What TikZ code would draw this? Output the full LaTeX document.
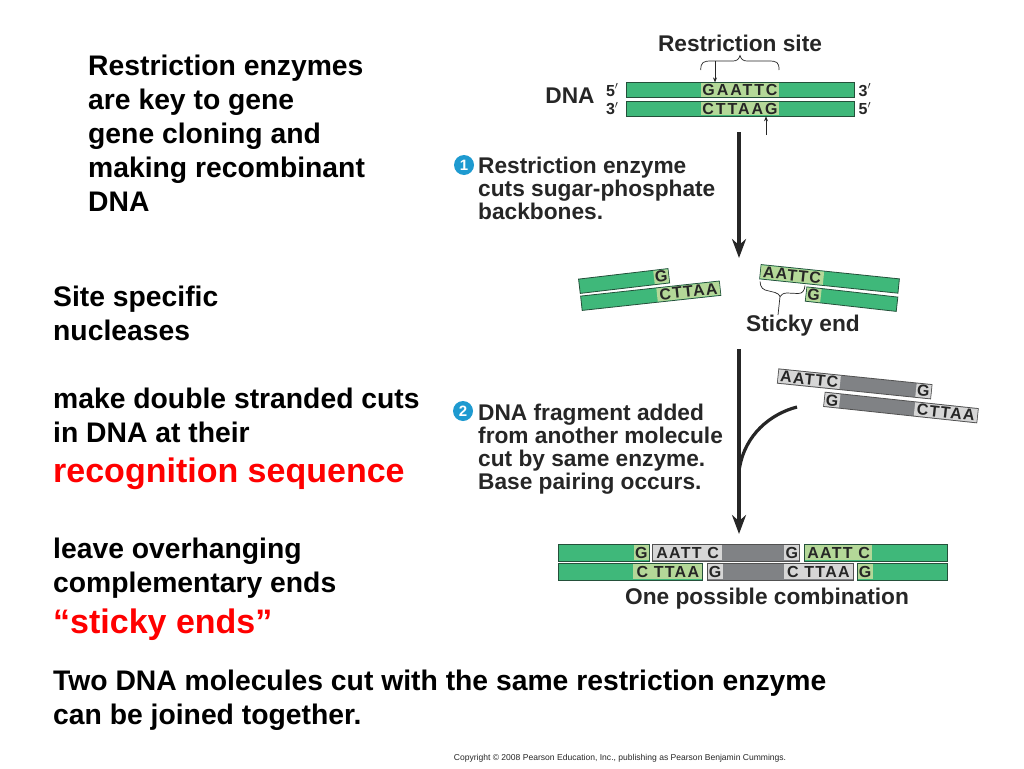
\documentclass[tikz,border=0pt]{standalone}
\usepackage{fontspec}
\setmainfont{Liberation Sans}
\newfontfamily\basefont[LetterSpace=8]{Liberation Sans}
\newfontfamily\sitefont[LetterSpace=12]{Liberation Sans}
\usetikzlibrary{arrows.meta}
\definecolor{dnagreen}{HTML}{3FB87A}
\definecolor{dnapale}{HTML}{B4D898}
\definecolor{dnagray}{HTML}{808285}
\definecolor{dnalight}{HTML}{D6D6D6}
\definecolor{inkdark}{HTML}{262626}
\definecolor{edgegreen}{HTML}{24503A}
\definecolor{stepblue}{HTML}{1E9AD0}

\begin{document}
\begin{tikzpicture}[x=1pt,y=-1pt]
        % Define styles for shapes
        \tikzstyle{bigtext} = [anchor=north west, inner sep=0pt, align=left, font=\fontsize{28.3}{34}\selectfont\bfseries]
        \tikzstyle{redtext} = [anchor=west, inner sep=0pt, text=red, font=\fontsize{34}{40}\selectfont\bfseries]
        \tikzstyle{figtext} = [inner sep=0pt, text=inkdark, font=\fontsize{22.7}{23}\selectfont\bfseries]
        \tikzstyle{steptext} = [figtext, anchor=north west, align=left]
        \tikzstyle{endmark} = [inner sep=0pt, text=inkdark, font=\fontsize{16}{16}\selectfont\bfseries]
        \tikzstyle{stepdot} = [circle, fill=stepblue, text=white, inner sep=0pt, minimum size=20pt, font=\fontsize{15}{15}\selectfont\bfseries]
        \tikzstyle{greenbar} = [draw=edgegreen, fill=dnagreen, line width=.8pt, inner sep=0pt, minimum height=14.4pt]
        \tikzstyle{graybar} = [draw=inkdark!80, fill=dnagray, line width=.8pt, inner sep=0pt, minimum height=14.4pt]
        \tikzstyle{palebox} = [fill=dnapale, inner sep=0pt, outer sep=.8pt, minimum height=13.2pt, text=inkdark, font=\fontsize{16}{16}\selectfont\basefont\bfseries]
        \tikzstyle{lightbox} = [palebox, fill=dnalight]
        \tikzstyle{sitebox} = [palebox, font=\fontsize{16}{16}\selectfont\sitefont\bfseries]
        \tikzstyle{tallbar} = [minimum height=16.4pt]
        \tikzstyle{tallbox} = [minimum height=15.2pt]
        \tikzstyle{bigarrow} = [line width=3.5pt, draw=inkdark, -{Stealth[length=19pt,width=14pt]}]
        \tikzstyle{thinarrow} = [line width=.7pt, draw=inkdark, -{Stealth[length=5pt,width=4pt]}]
        \tikzstyle{bracket} = [line width=.7pt, draw=inkdark]
        \useasboundingbox (0,0) rectangle (1024,768);

        % Left column
        \node[bigtext] (intro) at (88,55) {Restriction enzymes\\are key to gene\\gene cloning and\\making recombinant\\DNA};
        \node[bigtext] (nuclease) at (53,285.5) {Site specific\\nucleases};
        \node[bigtext] (cuts) at (53,387.5) {make double stranded cuts\\in DNA at their};
        \node[redtext] (recog) at (53,474) {recognition sequence};
        \node[bigtext] (leave) at (53,537.5) {leave overhanging\\complementary ends};
        \node[redtext] (sticky) at (53,625) {“sticky ends”};
        \node[bigtext] (joined) at (53,669.5) {Two DNA molecules cut with the same restriction enzyme\\can be joined together.};

        % Uncut DNA
        \node[figtext] (site) at (740,43) {Restriction site};
        \node[figtext] (dna) at (570,96) {DNA};
        \node[greenbar, minimum width=228pt, anchor=west] (top) at (625.7,90) {};
        \node[greenbar, minimum width=228pt, anchor=west] (bottom) at (625.7,108.7) {};
        \node[sitebox, minimum width=78pt] (topsite) at (740,90) {GAATTC};
        \node[sitebox, minimum width=78pt] (bottomsite) at (740,108.7) {CTTAAG};
        \node[endmark, left=7pt] (fivea) at (top.west) {5$'$};
        \node[endmark, left=7pt] (threea) at (bottom.west) {3$'$};
        \node[endmark, right=4pt] (threeb) at (top.east) {3$'$};
        \node[endmark, right=4pt] (fiveb) at (bottom.east) {5$'$};
        \coordinate (siteleft) at (700.7,70);
        \coordinate (siteright) at (779,70);
        \coordinate (cuttop) at (715,61);
        \coordinate (cutbottom) at (766,135);
        \draw[bracket] (siteleft) .. controls (701,62) and (703,61) .. (712,61) -- (733,61) .. controls (737,61) and (739,59) .. (740,55.5) .. controls (741,59) and (743,61) .. (747,61) -- (768,61) .. controls (777,61) and (779,62) .. (siteright);
        \draw[thinarrow] (cuttop) -- (cuttop |- top.north);
        \draw[thinarrow] (cutbottom) -- (cutbottom |- bottom.south);

        % Step 1
        \node[stepdot] (dotone) at (464,165) {1};
        \node[steptext] (stepone) at (478,157) {Restriction enzyme\\cuts sugar-phosphate\\backbones.};
        \coordinate (arrowone) at (739,132);
        \coordinate (arrowoneend) at (739,258);
        \draw[bigarrow] (arrowone) -- (arrowoneend);

        % Cut fragments
        \node[greenbar, minimum width=90pt, rotate=6.7, anchor=west] (lefttop) at (579,286.3) {};
        \node[palebox, minimum width=14.5pt, rotate=6.7, anchor=east] (lefttopend) at (lefttop.east) {G};
        \node[greenbar, minimum width=139.5pt, rotate=6.2, anchor=west] (leftbottom) at (581,303.3) {};
        \node[palebox, minimum width=63pt, rotate=6.2, anchor=east] (leftbottomend) at (leftbottom.east) {CTTAA};
        \node[greenbar, minimum width=139pt, rotate=-5.9, anchor=west] (righttop) at (760,271.7) {};
        \node[palebox, minimum width=63pt, rotate=-5.9, anchor=west] (righttopend) at (righttop.west) {AATTC};
        \node[greenbar, minimum width=91.5pt, rotate=-6.4, anchor=west] (rightbottom) at (805.7,294) {};
        \node[palebox, minimum width=14.5pt, rotate=-6.4, anchor=west] (rightbottomend) at (rightbottom.west) {G};
        \node[figtext] (stickyend) at (803,326) {Sticky end};
        \coordinate (stickyleft) at (760,281.5);
        \coordinate (stickyright) at (805,285.5);
        \coordinate (stickytip) at (780,296.5);
        \coordinate (stickyfoot) at (778,315);
        \draw[bracket] (stickyleft) .. controls (760.5,288) and (763,290) .. (769,291) -- (775,292.5) .. controls (778,293.2) and (779.5,295) .. (stickytip) .. controls (781,295) and (783,293) .. (787,293) -- (798,293.5) .. controls (803,293.7) and (804.5,290) .. (stickyright);
        \draw[bracket] (stickytip) -- (stickyfoot);

        % Step 2
        \coordinate (arrowtwo) at (739,349);
        \coordinate (arrowtwoend) at (739,534);
        \coordinate (bendstart) at (797,407);
        \coordinate (bendend) at (739.5,468);
        \draw[bigarrow] (arrowtwo) -- (arrowtwoend);
        \draw[line width=3.2pt, draw=inkdark] (bendstart) .. controls (770,414) and (745,435) .. (bendend);
        \node[graybar, minimum width=154pt, rotate=-5.85, anchor=west] (newtop) at (777.7,376) {};
        \node[lightbox, minimum width=62pt, rotate=-5.85, anchor=west] (newtopleft) at (newtop.west) {AATTC};
        \node[lightbox, minimum width=15pt, rotate=-5.85, anchor=east] (newtopright) at (newtop.east) {G};
        \node[graybar, minimum width=154pt, rotate=-6.1, anchor=west] (newbottom) at (824,399.3) {};
        \node[lightbox, minimum width=15pt, rotate=-6.1, anchor=west] (newbottomleft) at (newbottom.west) {G};
        \node[lightbox, minimum width=63pt, rotate=-6.1, anchor=east] (newbottomright) at (newbottom.east) {CTTAA};
        \node[stepdot] (dottwo) at (463,411) {2};
        \node[steptext] (steptwo) at (478,403.5) {DNA fragment added\\from another molecule\\cut by same enzyme.\\Base pairing occurs.};

        % Joined molecule
        \node[greenbar, tallbar, minimum width=91pt, anchor=west] (rowa) at (558,552.7) {};
        \node[palebox, tallbox, minimum width=15.5pt, anchor=east] (rowapale) at (rowa.east) {G};
        \node[graybar, tallbar, minimum width=147pt, anchor=west] (rowb) at (652.3,552.7) {};
        \node[lightbox, tallbox, minimum width=69pt, anchor=west] (rowbleft) at (rowb.west) {AATT C};
        \node[lightbox, tallbox, minimum width=15pt, anchor=east] (rowbright) at (rowb.east) {G};
        \node[greenbar, tallbar, minimum width=143pt, anchor=west] (rowc) at (804.3,552.7) {};
        \node[palebox, tallbox, minimum width=67pt, anchor=west] (rowcpale) at (rowc.west) {AATT C};
        \node[greenbar, tallbar, minimum width=144.3pt, anchor=west] (rowd) at (558,571.8) {};
        \node[palebox, tallbox, minimum width=69pt, anchor=east] (rowdpale) at (rowd.east) {C TTAA};
        \node[graybar, tallbar, minimum width=146pt, anchor=west] (rowe) at (706.7,571.8) {};
        \node[lightbox, tallbox, minimum width=15pt, anchor=west] (roweleft) at (rowe.west) {G};
        \node[lightbox, tallbox, minimum width=68.5pt, anchor=east] (roweright) at (rowe.east) {C TTAA};
        \node[greenbar, tallbar, minimum width=90.6pt, anchor=west] (rowf) at (856.7,571.8) {};
        \node[palebox, tallbox, minimum width=15pt, anchor=west] (rowfpale) at (rowf.west) {G};
        \node[figtext] (combination) at (767,599) {One possible combination};

        % Copyright line
        \node[inner sep=0pt, text=inkdark, font=\fontsize{8.55}{9}\selectfont] (credit) at (620,758) {Copyright © 2008 Pearson Education, Inc., publishing as Pearson Benjamin Cummings.};
    \end{tikzpicture}
\end{document}
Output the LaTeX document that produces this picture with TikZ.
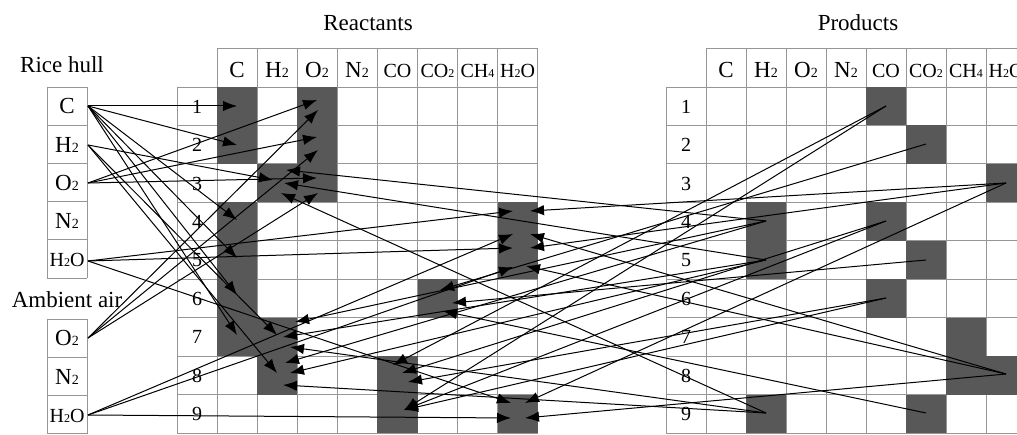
\documentclass[tikz,border=0pt]{standalone}
\usepackage{fontspec}
\setmainfont{Liberation Serif}
\usetikzlibrary{arrows.meta}
\definecolor{gridgray}{RGB}{150,150,150}
\definecolor{shadegray}{RGB}{88,88,88}
\newcommand{\fbig}{\fontsize{23}{24}\selectfont}
\newcommand{\fsm}{\fontsize{20}{20}\selectfont}
\newcommand{\fnum}{\fontsize{20}{20}\selectfont}
\newcommand{\sbn}[1]{{\fontsize{14}{14}\selectfont #1}}
\newcommand{\sbs}[1]{{\fontsize{12}{12}\selectfont #1}}
\newcommand{\rcell}[3]{\fill[shadegray] ({217+40.1*#1},{87+38.44*(#2-1)}) rectangle ({217+40.1*(#1+1)},{87+38.44*#3});}
\newcommand{\pcell}[3]{\fill[shadegray] ({706+40*#1},{87+38.44*(#2-1)}) rectangle ({706+40*(#1+1)},{87+38.44*#3});}
\tikzset{
  gridline/.style={draw=gridgray, line width=0.9pt},
  arr/.style={-{Latex[length=14pt,width=10.5pt]}, line width=1pt, draw=black},
  lbl/.style={inner sep=0pt, anchor=base},
}
\begin{document}
\begin{tikzpicture}[x=1pt,y=-1pt]
\useasboundingbox[fill=white] (0,0) rectangle (1017,435);
% ---------- grids ----------
% reactants
\foreach \i in {0,...,8} \draw[gridline] ({217+40.1*\i},48) -- ({217+40.1*\i},433);
\draw[gridline] (217,48) -- (537.8,48);
\foreach \j in {0,...,9} \draw[gridline] (177,{87+38.44*\j}) -- (537.8,{87+38.44*\j});
\draw[gridline] (177,87) -- (177,433);
% products
\foreach \i in {0,...,8} \draw[gridline] ({706+40*\i},48) -- ({706+40*\i},433);
\draw[gridline] (706,48) -- (1026,48);
\foreach \j in {0,...,9} \draw[gridline] (666,{87+38.44*\j}) -- (1026,{87+38.44*\j});
\draw[gridline] (666,87) -- (666,433);
% left boxes
\foreach \j in {0,...,5} \draw[gridline] (47,{87+38.2*\j}) -- (87,{87+38.2*\j});
\draw[gridline] (47,87) -- (47,278) (87,87) -- (87,278);
\foreach \j in {0,...,3} \draw[gridline] (47,{319+38.3*\j}) -- (87,{319+38.3*\j});
\draw[gridline] (47,319) -- (47,434) (87,319) -- (87,434);
% ---------- shaded cells ----------
\rcell{0}{1}{2}\rcell{0}{4}{7}\rcell{1}{3}{3}\rcell{1}{7}{8}\rcell{2}{1}{3}
\rcell{7}{4}{5}\rcell{7}{9}{9}\rcell{5}{6}{6}\rcell{4}{8}{9}
\pcell{4}{1}{1}\pcell{4}{4}{4}\pcell{4}{6}{6}
\pcell{5}{2}{2}\pcell{5}{5}{5}\pcell{5}{9}{9}
\pcell{7}{3}{3}\pcell{7}{8}{8}
\pcell{1}{4}{5}\pcell{1}{9}{9}\pcell{6}{7}{8}
% ---------- texts ----------
\node[lbl,font=\fbig] (tReact) at (368,31) {Reactants};
\node[lbl,font=\fbig] (tProd) at (858,31) {Products};
\node[lbl,font=\fbig] (tRice) at (62,73) {Rice hull};
\node[lbl,font=\fbig] (tAir) at (67,308) {Ambient air};
% reactant header
\node[lbl,font=\fbig] (rhC) at (237,78) {C};
\node[lbl,font=\fbig] (rhH) at (277,78) {H\sbn{2}};
\node[lbl,font=\fbig] (rhO) at (317,78) {O\sbn{2}};
\node[lbl,font=\fbig] (rhN) at (357,78) {N\sbn{2}};
\node[lbl,font=\fsm] (rhCO) at (397.5,78) {CO};
\node[lbl,font=\fsm] (rhCD) at (437.5,78) {CO\sbs{2}};
\node[lbl,font=\fsm] (rhCH) at (477.5,78) {CH\sbs{4}};
\node[lbl,font=\fsm] (rhW) at (517.5,78) {H\sbs{2}O};
% product header
\node[lbl,font=\fbig] (phC) at (726,78) {C};
\node[lbl,font=\fbig] (phH) at (766,78) {H\sbn{2}};
\node[lbl,font=\fbig] (phO) at (806,78) {O\sbn{2}};
\node[lbl,font=\fbig] (phN) at (846,78) {N\sbn{2}};
\node[lbl,font=\fsm] (phCO) at (886,78) {CO};
\node[lbl,font=\fsm] (phCD) at (926,78) {CO\sbs{2}};
\node[lbl,font=\fsm] (phCH) at (966,78) {CH\sbs{4}};
\node[lbl,font=\fsm] (phW) at (1006,78) {H\sbs{2}O};
% row numbers
\foreach \k in {1,...,9} {
  \node[lbl,font=\fnum] (rn\k) at (197,{87+38.44*(\k-0.5)+7}) {\k};
  \node[lbl,font=\fnum] (pn\k) at (686,{87+38.44*(\k-0.5)+7}) {\k};
}
% left boxes
\node[lbl,font=\fbig] (lC) at (67,114) {C};
\node[lbl,font=\fbig] (lH) at (67,152.5) {H\sbn{2}};
\node[lbl,font=\fbig] (lO) at (67,191) {O\sbn{2}};
\node[lbl,font=\fbig] (lN) at (67,229) {N\sbn{2}};
\node[lbl,font=\fsm] (lW) at (67,266.5) {H\sbs{2}O};
\node[lbl,font=\fbig] (aO) at (67,346) {O\sbn{2}};
\node[lbl,font=\fbig] (aN) at (67,384.5) {N\sbn{2}};
\node[lbl,font=\fsm] (aW) at (67,422.5) {H\sbs{2}O};
% ---------- connector end points ----------
% sources (left)
\coordinate (sRC) at (88,106);
\coordinate (sRH) at (88,145);
\coordinate (sRO) at (88,183);
\coordinate (sRW) at (88,261);
\coordinate (sAO) at (88,338);
\coordinate (sAW) at (88,415);
% sources (products)
\coordinate (pCO1) at (886,106);
\coordinate (pCO4) at (886,221);
\coordinate (pCO6) at (886,298);
\coordinate (pCD2) at (926,144);
\coordinate (pCD5) at (926,260);
\coordinate (pCD9) at (926,413);
\coordinate (pW3) at (1006,183);
\coordinate (pW8) at (1006,374);
\coordinate (pH4) at (766,221);
\coordinate (pH5) at (766,260);
\coordinate (pH9) at (766,413);
% tips (reactants)
\coordinate (tC1) at (237,106);
\coordinate (tC2) at (237,145);
\coordinate (tC4) at (237,220);
\coordinate (tC5) at (237,258);
\coordinate (tC6) at (237,295);
\coordinate (tC7) at (237,335);
\coordinate (tH3a) at (273,180);
\coordinate (tH7a) at (277,335);
\coordinate (tH8a) at (277,373);
\coordinate (tO1a) at (317,100);
\coordinate (tO2a) at (317,137);
\coordinate (tO3a) at (317,178);
\coordinate (tO1b) at (318,110);
\coordinate (tO2b) at (318,150);
\coordinate (tO3b) at (318,193);
\coordinate (tW4a) at (513,211);
\coordinate (tW5a) at (513,248);
\coordinate (tW9a) at (511,403);
\coordinate (tW4b) at (513,234);
\coordinate (tW5b) at (513,267);
\coordinate (tW9b) at (511,418);
\coordinate (tW4c) at (530,211);
\coordinate (tW5c) at (530,248);
\coordinate (tW9c) at (525,403);
\coordinate (tW4d) at (530,234);
\coordinate (tW5d) at (526,266);
\coordinate (tW9d) at (525,418);
\coordinate (tH3b) at (286,170);
\coordinate (tH3c) at (284,183);
\coordinate (tH3d) at (281,193);
\coordinate (tH7b) at (295,322);
\coordinate (tH7c) at (283,337);
\coordinate (tH7d) at (290,347);
\coordinate (tH8b) at (285,363);
\coordinate (tH8c) at (290,373);
\coordinate (tH8d) at (283,385);
\coordinate (tCO8a) at (393,365);
\coordinate (tCO8b) at (402,373);
\coordinate (tCO8c) at (408,382);
\coordinate (tCO9) at (404,410);
\coordinate (tCD6a) at (440,290);
\coordinate (tCD6b) at (452,303);
\coordinate (tCD6c) at (443,311);
% ---------- connectors ----------
\foreach \t in {tC1,tC2,tC4,tC5,tC6,tC7} \draw[arr] (sRC) -- (\t);
\foreach \t in {tH3a,tH7a,tH8a} \draw[arr] (sRH) -- (\t);
\foreach \t in {tO1a,tO2a,tO3a} \draw[arr] (sRO) -- (\t);
\foreach \t in {tW4a,tW5a,tW9a} \draw[arr] (sRW) -- (\t);
\foreach \t in {tO1b,tO2b,tO3b} \draw[arr] (sAO) -- (\t);
\foreach \t in {tW4b,tW5b,tW9b} \draw[arr] (sAW) -- (\t);
\draw[arr] (pCO1) -- (tCO8a);
\draw[arr] (pCO4) -- (tCO8b);
\draw[arr] (pCO6) -- (tCO8c);
\foreach \s in {pCO1,pCO4,pCO6} \draw[arr] (\s) -- (tCO9);
\draw[arr] (pCD2) -- (tCD6a);
\draw[arr] (pCD5) -- (tCD6b);
\draw[arr] (pCD9) -- (tCD6c);
\foreach \t in {tW4c,tW5c,tW9c} \draw[arr] (pW3) -- (\t);
\foreach \t in {tW4d,tW5d,tW9d} \draw[arr] (pW8) -- (\t);
\draw[arr] (pH4) -- (tH3b);
\draw[arr] (pH5) -- (tH3c);
\draw[arr] (pH9) -- (tH3d);
\draw[arr] (pH4) -- (tH7b);
\draw[arr] (pH5) -- (tH7c);
\draw[arr] (pH9) -- (tH7d);
\draw[arr] (pH4) -- (tH8b);
\draw[arr] (pH5) -- (tH8c);
\draw[arr] (pH9) -- (tH8d);
\end{tikzpicture}
\end{document}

-=-=-

### PROBLEM TO SOLVE
Copy each line above where the string "Output" occurs.

### ANSWER TO THE EXERCISE
What TikZ code would draw this? Output the full LaTeX document.
Output the LaTeX document that produces this picture with TikZ.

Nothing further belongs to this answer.